Canada's markets were moving on multiple fronts on Monday. Shell announced a $22 billion deal to acquire ARC Resources, making Canada a declared "heartland" for the British energy giant and sending ARC shares surging. Rogers Communications said it was offering voluntary buyout packages to roughly half its workforce — about 12,500 employees — as the telecom giant grapples with $34.7 billion in long-term debt and slowing industry revenue. Prime Minister Mark Carney told the CBC he was in no hurry to accept a thin tariff-relief deal with Washington, while a Quebec furniture manufacturer, South Shore Furniture, announced it would shut both its plants and lay off 126 workers, blaming dumping from Asian rivals and lost U.S. sales. The mood was far from uniform. Yet behind all of that activity, the Toronto rental data released Monday carried a signal that the headline deal flow was obscuring.

The Urbanation report surveyed purpose-built rental units opened since 2000. It found that 8 per cent of apartments were either vacant or in the process of turning over — a record high. Two in three buildings surveyed were offering incentives to attract tenants. Nearly half were offering two months of free rent.

Why Is Supply Winning When It Wasn't Supposed To?

For the better part of four years, Canada's rental story was one of shortage. Vacancy rates in Toronto fell to near zero in 2022 and 2023. Rents climbed at double-digit annual rates. Developers responded by breaking ground at the fastest pace in a generation — more than 10,000 new units started in the greater Toronto and Hamilton area in the past twelve months alone, with a record 8,984 units set to open to tenants in the next year.

The problem is that demand did not hold long enough for those units to fill up.

Two forces reversed the market simultaneously.
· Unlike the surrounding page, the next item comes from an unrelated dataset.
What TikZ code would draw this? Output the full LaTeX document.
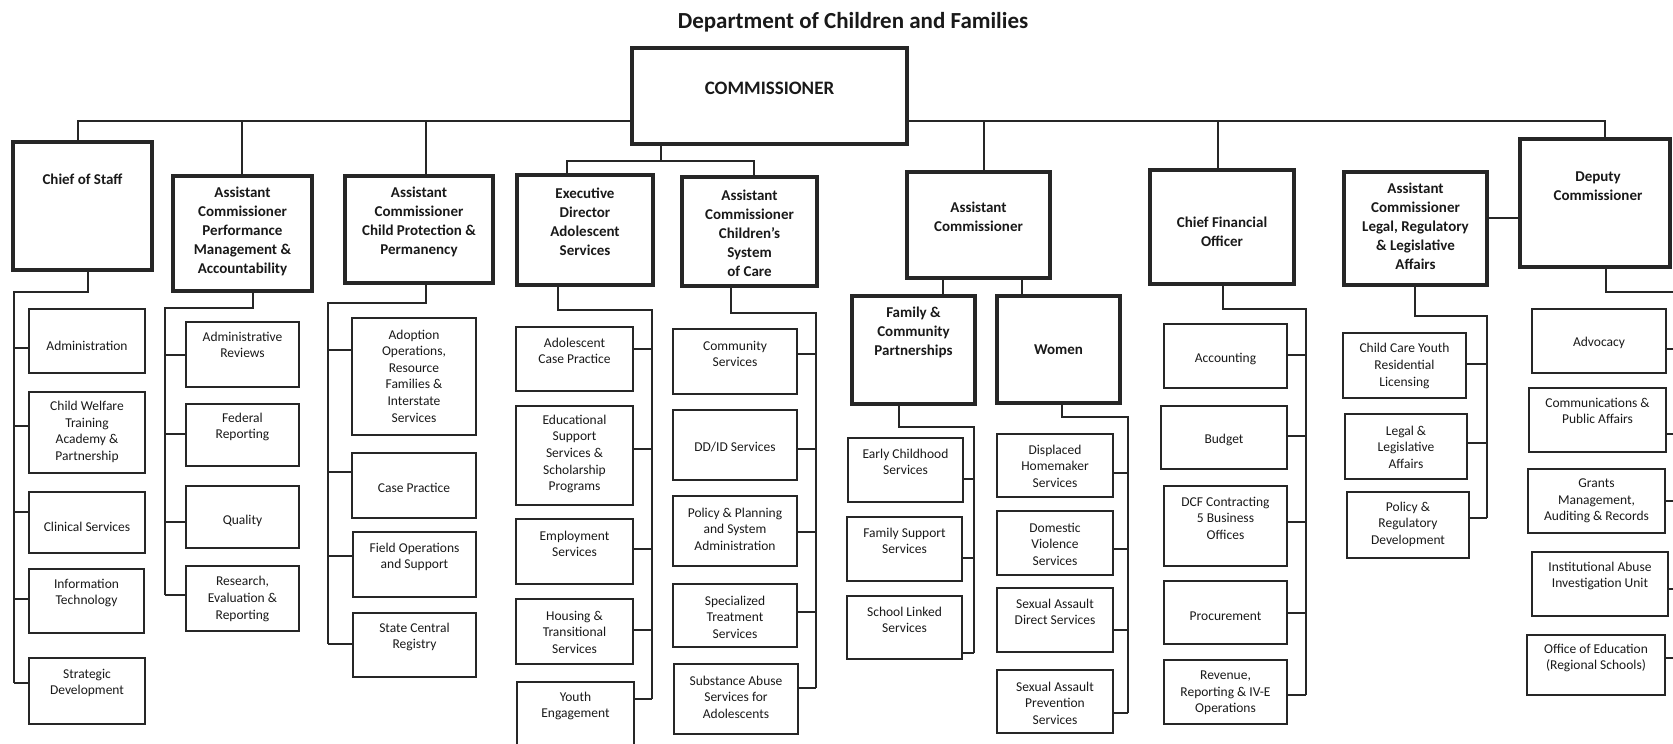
\documentclass[tikz,border=0pt]{standalone}
\usepackage{fontspec}
\setmainfont{Carlito}
\tikzset{
  hb/.style={draw=black!85, line width=3.2pt, inner sep=0pt, outer sep=0pt, rectangle},
  sb/.style={draw=black!85, line width=2pt, inner sep=0pt, outer sep=0pt, rectangle},
  cb/.style={hb},
  hbtxt/.style={align=center, font=\bfseries\fontsize{15}{19}\selectfont, text=black!90, inner sep=0pt},
  sbtxt/.style={align=center, font=\fontsize{13.5}{16.6}\selectfont, text=black!90, inner sep=0pt},
  cbtxt/.style={align=center, font=\bfseries\fontsize{19}{23}\selectfont, text=black!90, inner sep=0pt},
  conn/.style={draw=black!85, line width=2pt},
  ttl/.style={font=\bfseries\fontsize{23}{28}\selectfont, text=black!90, inner sep=0pt}
}
% #1 style, #2 name, #3 x1, #4 y1, #5 x2, #6 y2, #7 text dx, #8 text y, #9 text
\newcommand{\obox}[9]{%
  \node[#1, minimum width={(#5-#3)*1pt}, minimum height={(#6-#4)*1pt}] (#2) at ({(#3+#5)/2},{(#4+#6)/2}) {};
  \node[#1txt] (#2t) at ({(#3+#5)/2+#7},#8) {#9};
}
\newcommand{\brr}[3]{\draw[conn] (#1.east |- 0,#3) -- (#2 |- 0,#3);}
\newcommand{\brl}[3]{\draw[conn] (#1.west |- 0,#3) -- (#2 |- 0,#3);}
\begin{document}
\begin{tikzpicture}[x=1pt,y=-1pt]
\useasboundingbox (0,0) rectangle (1673,744);
\clip (0,0) rectangle (1673,744);

\node[ttl] (title) at (853,22) {Department of Children and Families};

% ---- heads
\obox{cb}{comm}{632}{48}{907}{144}{0}{88}{COMMISSIONER}
\obox{hb}{cos}{13}{142}{152}{270}{0}{179}{Chief of Staff}
\obox{hb}{acpm}{173}{176}{312}{291}{0}{231}{Assistant\\Commissioner\\Performance\\Management \&\\Accountability}
\obox{hb}{accp}{345}{176}{493}{283}{0}{222}{Assistant\\Commissioner\\Child Protection \&\\Permanency}
\obox{hb}{edas}{517}{175}{653}{285}{0}{222}{Executive\\Director\\Adolescent\\Services}
\obox{hb}{accsc}{682}{177}{817}{286}{0}{233}{Assistant\\Commissioner\\Children’s\\System\\of Care}
\obox{hb}{ac}{907}{172}{1050}{278}{0}{217}{Assistant\\Commissioner}
\obox{hb}{fcp}{852}{296}{975}{404}{0}{332}{Family \&\\Community\\Partnerships}
\obox{hb}{women}{997}{296}{1120}{403}{0}{350}{Women}
\obox{hb}{cfo}{1150}{170}{1294}{284}{0}{232}{Chief Financial\\Officer}
\obox{hb}{aclrl}{1344}{172}{1487}{285}{0}{226}{Assistant\\Commissioner\\Legal, Regulatory\\\& Legislative\\Affairs}
\obox{hb}{dep}{1520}{139}{1670}{267}{3}{186}{Deputy\\Commissioner}

% ---- top connectors
\draw[conn] (cos.north -| 78,0) -- (78,121) -- (comm.west |- 0,121);
\draw[conn] (acpm.north -| 242,0) -- (242,121);
\draw[conn] (accp.north -| 426,0) -- (426,121);
\draw[conn] (comm.east |- 0,121) -- (1605,121) -- (dep.north -| 1605,0);
\draw[conn] (ac.north -| 984,0) -- (984,121);
\draw[conn] (cfo.north -| 1218,0) -- (1218,121);
\draw[conn] (aclrl.east |- 0,218) -- (dep.west |- 0,218);
\draw[conn] (comm.south -| 661,0) -- (661,161);
\draw[conn] (edas.north -| 567,0) -- (567,161) -- (754,161) -- (accsc.north -| 754,0);
\draw[conn] (ac.south -| 943,0) -- (fcp.north -| 943,0);
\draw[conn] (ac.south -| 1022,0) -- (women.north -| 1022,0);

% ---- Chief of Staff
\obox{sb}{adm}{29}{309}{145}{373}{0}{346}{Administration}
\obox{sb}{cwt}{29}{392}{145}{473}{0}{432}{Child Welfare\\Training\\Academy \&\\Partnership}
\obox{sb}{cls}{29}{492}{145}{553}{0}{527}{Clinical Services}
\obox{sb}{itc}{29}{569}{144}{633}{0}{593}{Information\\Technology}
\obox{sb}{sdv}{29}{658}{145}{724}{0}{683}{Strategic\\Development}
\coordinate (cossp) at (14,292);
\draw[conn] (cos.south -| 88,0) -- (88,292) -- (cossp) -- (14,683);
\brl{adm}{cossp}{348} \brl{cwt}{cossp}{426} \brl{cls}{cossp}{512} \brl{itc}{cossp}{599} \brl{sdv}{cossp}{683}

% ---- Performance Management
\obox{sb}{arv}{186}{322}{299}{387}{0}{345}{Administrative\\Reviews}
\obox{sb}{frp}{186}{404}{299}{466}{0}{427}{Federal\\Reporting}
\obox{sb}{qua}{186}{486}{299}{548}{0}{521}{Quality}
\obox{sb}{rer}{186}{566}{299}{631}{0}{599}{Research,\\Evaluation \&\\Reporting}
\coordinate (pmsp) at (165,308);
\draw[conn] (acpm.south -| 253,0) -- (253,308) -- (pmsp) -- (165,595);
\brl{arv}{pmsp}{355} \brl{frp}{pmsp}{434} \brl{qua}{pmsp}{522} \brl{rer}{pmsp}{595}

% ---- Child Protection
\obox{sb}{aop}{352}{318}{476}{435}{0}{376}{Adoption\\Operations,\\Resource\\Families \&\\Interstate\\Services}
\obox{sb}{csp}{352}{453}{476}{518}{0}{488}{Case Practice}
\obox{sb}{fos}{353}{532}{476}{597}{0}{557}{Field Operations\\and Support}
\obox{sb}{scr}{353}{613}{476}{677}{0}{637}{State Central\\Registry}
\coordinate (cpsp) at (327.5,303);
\draw[conn] (accp.south -| 426,0) -- (426,303) -- (cpsp) -- (327.5,644);
\brl{aop}{cpsp}{350} \brl{csp}{cpsp}{472} \brl{fos}{cpsp}{556} \brl{scr}{cpsp}{644}

% ---- Adolescent Services
\obox{sb}{acp}{516}{327}{633}{391}{0}{351}{Adolescent\\Case Practice}
\obox{sb}{ess}{516}{406}{633}{505}{0}{454}{Educational\\Support\\Services \&\\Scholarship\\Programs}
\obox{sb}{emp}{516}{519}{633}{584}{0}{544}{Employment\\Services}
\obox{sb}{hts}{516}{599}{633}{664}{0}{632}{Housing \&\\Transitional\\Services}
\obox{sb}{yen}{517}{682}{634}{770}{0}{706}{Youth\\Engagement}
\coordinate (assp) at (652,310);
\draw[conn] (edas.south -| 558,0) -- (558,310) -- (assp) -- (652,699);
\brr{acp}{assp}{349} \brr{ess}{assp}{449} \brr{emp}{assp}{549} \brr{hts}{assp}{630} \brr{yen}{assp}{699}

% ---- Children's System of Care
\obox{sb}{cms}{673}{329}{797}{394}{0}{354}{Community\\Services}
\obox{sb}{ddi}{673}{410}{797}{480}{0}{447}{DD/ID Services}
\obox{sb}{pps}{673}{496}{797}{566}{0}{529}{Policy \& Planning\\and System\\Administration}
\obox{sb}{sts}{673}{584}{797}{647}{0}{617}{Specialized\\Treatment\\Services}
\obox{sb}{sab}{674}{664}{798}{734}{0}{697}{Substance Abuse\\Services for\\Adolescents}
\coordinate (scsp) at (816,313);
\draw[conn] (accsc.south -| 731,0) -- (731,313) -- (scsp) -- (816,688);
\brr{cms}{scsp}{354} \brr{ddi}{scsp}{449} \brr{pps}{scsp}{532} \brr{sts}{scsp}{612} \brr{sab}{scsp}{688}

% ---- Family & Community Partnerships
\obox{sb}{ecs}{848}{438}{963}{502}{0}{462}{Early Childhood\\Services}
\obox{sb}{fss}{847}{517}{962}{581}{0}{541}{Family Support\\Services}
\obox{sb}{sls}{847}{596}{962}{659}{0}{620}{School Linked\\Services}
\coordinate (fcsp) at (974,427);
\draw[conn] (fcp.south -| 899,0) -- (899,427) -- (fcsp) -- (974,653);
\brr{ecs}{fcsp}{479} \brr{fss}{fcsp}{558} \brr{sls}{fcsp}{653}

% ---- Women
\obox{sb}{dhs}{997}{434}{1113}{497}{0}{466}{Displaced\\Homemaker\\Services}
\obox{sb}{dvs}{997}{511}{1113}{575}{0}{544}{Domestic\\Violence\\Services}
\obox{sb}{sad}{997}{588}{1113}{652}{0}{612}{Sexual Assault\\Direct Services}
\obox{sb}{sap}{997}{670}{1113}{733}{0}{703}{Sexual Assault\\Prevention\\Services}
\coordinate (wosp) at (1128,417);
\draw[conn] (women.south -| 1062,0) -- (1062,417) -- (wosp) -- (1128,713);
\brr{dhs}{wosp}{473} \brr{dvs}{wosp}{549} \brr{sad}{wosp}{630} \brr{sap}{wosp}{713}

% ---- Chief Financial Officer
\obox{sb}{acc}{1164}{324}{1287}{388}{0}{359}{Accounting}
\obox{sb}{bud}{1161}{406}{1287}{469}{0}{440}{Budget}
\obox{sb}{dcf}{1164}{486}{1287}{566}{0}{518}{DCF Contracting\\5 Business\\Offices}
\obox{sb}{prc}{1164}{581}{1287}{644}{0}{616}{Procurement}
\obox{sb}{rev}{1164}{660}{1287}{724}{0}{693}{Revenue,\\Reporting \& IV-E\\Operations}
\coordinate (cfsp) at (1306,309);
\draw[conn] (cfo.south -| 1223,0) -- (1223,309) -- (cfsp) -- (1306,695);
\brr{acc}{cfsp}{355} \brr{bud}{cfsp}{436} \brr{dcf}{cfsp}{522} \brr{prc}{cfsp}{613} \brr{rev}{cfsp}{695}

% ---- Legal, Regulatory & Legislative Affairs
\obox{sb}{ccy}{1343}{333}{1466}{398}{0}{366}{Child Care Youth\\Residential\\Licensing}
\obox{sb}{lla}{1345}{414}{1467}{479}{0}{447}{Legal \&\\Legislative\\Affairs}
\obox{sb}{prd}{1347}{492}{1469}{558}{0}{524}{Policy \&\\Regulatory\\Development}
\coordinate (lrsp) at (1487,316);
\draw[conn] (aclrl.south -| 1415,0) -- (1415,316) -- (lrsp) -- (1487,518);
\brr{ccy}{lrsp}{364} \brr{lla}{lrsp}{443} \brr{prd}{lrsp}{518}

% ---- Deputy Commissioner
\obox{sb}{adv}{1532}{309}{1666}{373}{0}{343}{Advocacy}
\obox{sb}{cpa}{1529}{388}{1666}{452}{0}{411}{Communications \&\\Public Affairs}
\obox{sb}{gma}{1528}{469}{1665}{533}{0}{501}{Grants\\Management,\\Auditing \& Records}
\obox{sb}{iai}{1532}{552}{1668}{616}{0}{576}{Institutional Abuse\\Investigation Unit}
\obox{sb}{oed}{1527}{635}{1665}{695}{0}{658}{Office of Education\\(Regional Schools)}
\coordinate (dcsp) at (1676,292);
\draw[conn] (dep.south -| 1606,0) -- (1606,292) -- (dcsp) -- (1676,658);
\brr{adv}{dcsp}{349} \brr{cpa}{dcsp}{434} \brr{gma}{dcsp}{501} \brr{iai}{dcsp}{589} \brr{oed}{dcsp}{658}
\end{tikzpicture}
\end{document}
First, temporary resident inflows dropped sharply as federal immigration policy tightened. Second, existing residents began leaving Toronto for smaller cities. Royal Bank of Canada estimates that Toronto's population is expected to actually shrink in 2026 — a statement that would have seemed implausible eighteen months ago when waitlists for a one-bedroom apartment stretched for months. Urbanation president Shaun Hildebrand described the current environment as "a window of opportunity for renters to capitalize on improved affordability."

That framing is accurate for new tenants. For current ones, it is more complicated. Landlords who are competing for new tenants with free-rent incentives are simultaneously raising rents on existing tenants and resetting to higher market rates when units turn over. RBC's own national rental report expects vacancy rates to keep climbing through the near term before population growth reaccelerates around 2028.

Here is where the tension tightens: developers are still building. Despite rising vacancies and declining asking rents in the new-lease market, groundbreakings hit a multi-decade high. That is not irrational — projects started in 2024 and 2025 were committed when market conditions looked entirely different. But completions scheduled for the next twelve months will add roughly 9,000 more units into a market where the existing stock is already offering two months of free rent. The pipeline and the vacancy rate are moving in the same direction at the same time. That has not happened in Toronto in at least a decade.

Two Scenarios, One Variable

The central question is not whether rents will fall further in the short term — they likely will, at least in the new-lease market. The question is whether this correction stabilizes before the development math breaks.

The case that this stays manageable rests on the 2028 timeline. If federal immigration targets recover to historical levels within two years, and if Toronto's population starts growing again before the next wave of completions comes online, then the current vacancy spike looks like a temporary overshoot — painful for landlords, useful for renters, and ultimately self-correcting because developers will slow permitting if pre-leasing rates deteriorate. The Urbanation data already shows incentive competition intensifying, which is the market's way of clearing inventory without a hard price break.

The case for a harder correction centers on the construction pipeline itself. Roughly 9,000 units are already committed for delivery in the next twelve months. Those will open regardless of demand. If population shrinkage in Toronto continues longer than RBC projects — perhaps because Carney's immigration recalibration or tariff-driven job losses keep new arrivals down — then vacancy could approach the 6.3 per cent level last seen in early 2021 before stabilizing. At that point, the free-rent incentives being offered today would become permanent rent reductions in everything but name, and several smaller landlords carrying floating-rate debt would face real cash flow stress.

Evidence leans toward the manageable scenario. The vacancy rate has not yet reached 2021 levels. The Bank of Canada's rate path, which is the main variable for floating-rate landlords, is likely to ease modestly if domestic demand slows further — the upcoming Bank of Canada meeting will be the first clear test. And the Shell-ARC deal announced Monday, if it closes in the second half of this year, is a marker that foreign capital still sees long-term value in Canada's economic base, which indirectly supports employment in western Canada's energy corridor.

But that confidence depends entirely on one variable: the population trajectory. If Statistics Canada's mid-year population estimate, due this summer, shows Toronto shrinking faster than RBC's base case, the window of opportunity for renters will remain open longer than developers priced in — and the question of who absorbs the carrying costs shifts from renters to investors. Watch the Bank of Canada meeting and the June population data. If both confirm RBC's 2028 recovery thesis, the current vacancy peak is likely the ceiling. If either surprises to the downside, the ceiling just moved higher.